Another Yale classmate told the New Yorker that he was “one-hundred-per-cent certain” of hearing an account nearly identical to Ramirez’s and attempted, numerous times, to contact the FBI. The Washington, DC, bureau directed him to his local field office, where he was “referred to a recording,” and, after several failed attempts to talk to someone, an official was not helpful. He later left a tip on the FBI’s website.

“I thought it was going to be an investigation,” the man told the New Yorker, “but instead it seems it’s just an alibi for Republicans to vote for Kavanaugh.”

Michael Avenatti said that his client, Julie Swetnick, also has not heard from the FBI. “How difficult is it for a couple of FBI agents, or even one, to call me on the phone and ask to speak to my client for an hour or two? That’s not a lot of resources,” Avenatti said on MSNBC on Sunday. “They don’t want to talk to my client because they’re afraid of what she may say.”

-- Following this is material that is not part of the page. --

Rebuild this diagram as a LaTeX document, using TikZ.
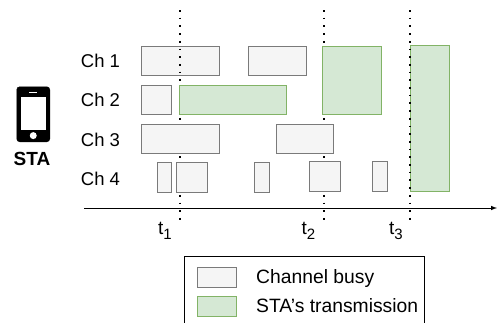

Another Yale classmate and former Yale basketball player, Chad Ludington, came forward over the weekend to say that Kavanaugh lied under oath about his drinking behavior. Ludington, who says he drank regularly with Kavanaugh in college, recalls that he had seen Kavanaugh become “belligerent and aggressive” when drinking and that, on one occasion, “I witnessed him respond to a semi-hostile remark, not by defusing the situation, but by throwing his beer in the man’s face and starting a fight that ended with one of our mutual friends in jail.”

“I can unequivocally say that in denying the possibility that he ever blacked out from drinking, and in downplaying the degree and frequency of his drinking, Brett has not told the truth,” Ludington wrote in a statement responding to Kavanaugh’s testimony. “I have no desire to speak further publicly, and nothing more to say to the press at this time. I will, however, take my information to the F.B.I.”

Ludington, a professor at North Carolina State University, told the Times that the F.B.I.’s DC field office directed him to a field office in Raleigh if he wished to speak with agents on Monday. Ludington said that he intended to do so and “tell the full details of my story.”

The White House denies limiting the scope of the investigation. According to White House Press Secretary Sarah Huckabee Sanders, White House counsel Donald McGahn “has allowed the senate to dictate what these terms look like, and what the scope of the investigation is” and added, “The White House isn’t intervening. We’re not micro-managing this process. It’s a Senate process. It has been from the beginning, and we’re letting the senate continue to dictate what the terms look like.”

Another Times report suggests that senators seen as swing votes—Susan Collins of Maine, for one—are aware of, and apparently comfortable with, the scope of the investigation: “Mr. McGahn shared the witness list with the F.B.I. but is working in concert with Senate Republicans, and senators considered key swing votes have had extensive input, the people said.”

So far, the FBI investigation is shaping up to be more of the same from Republicans, who remain focused on one thing: confirming Brett Kavanaugh, no matter what the cost.